Les investissements turcs dans l'économie russe ont constitué en 2007 environ 3,9 milliards de dollars. Cet argent a été consacré au développement des industries agroalimentaire, de la verrerie, électrotechnique, de transformation du bois, de production de matériaux de construction, de produits d'entretien, ainsi que du secteur tertiaire, du commerce, du tourisme et des activités bancaires. Le plus grand projet d'investissement actuel de la part de la Russie concerne la téléphonie mobile turque: rappelons l'acquisition par le russe Alfa Telecom de 13,2% des actions de Turkcell, premier opérateur mobile du pays, pour 3,2 milliards de dollars. Ces derniers temps, les compagnies russes ont également commencé à manifester leur intérêt pour les investissements dans d'autres branches de l'économie de la Turquie, entre autres, dans le secteur énergétique, la sidérurgie et la production de matériaux de construction.

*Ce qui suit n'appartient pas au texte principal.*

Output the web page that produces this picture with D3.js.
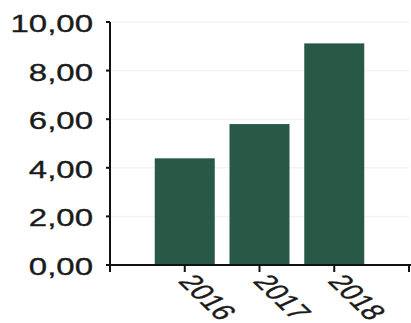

Le Conseil d'affaires russo-turc auquel participent 36 régions de la Russie et plus de 150 entreprises turques contribue à l'établissement et au renforcement des contacts économiques avec les régions russes. Bien entendu, dans le contexte de la crise économique mondiale, le tableau de la coopération en matière d'investissement peut changer, mais il ne peut être question d'abandonner ces projets, pas plus que d'une disparition de l'intérêt mutuel des entrepreneurs des deux pays.

Le Premier Forum économique mondial pour l'Europe et l'Asie centrale qui se tiendra du 30 octobre au 1er novembre prochain à Istanbul en est une confirmation éclatante. Guerman Gref, patron de la Sberbank (Banque d'épargne), y prononcera un discours en qualité de coprésident de la manifestation. Dans l'ensemble, la délégation russe sera l'une des plus représentatives. Il n'est pas exclu que ce forum puisse apporter des réponses à la question de savoir comment se développera la coopération économique et commerciale, et par quelles tendances elle se caractérisera.

Des siècles durant, Russie et Turquie ont été des rivaux. Cette rivalité a conduit souvent à des guerres de longue durée. Les ambitions des deux Etats étaient alimentées par une idéologie fondée sur le concept d'exclusivisme national... Mais à présent, alors que les représentations habituelles et les stéréotypes cèdent la place à des schémas rationnels et des approches pragmatiques dictés par le réalisme politique, le niveau des rapports, souvent qualifiés d'union tactique, se transforme à vue d'oeil en partenariat stratégique. La visite du président turc dans la capitale russe est appelée à démontrer l'intensité de ce processus.

Les opinions exprimées dans cet article sont laissées à la stricte responsabilité de l'auteur.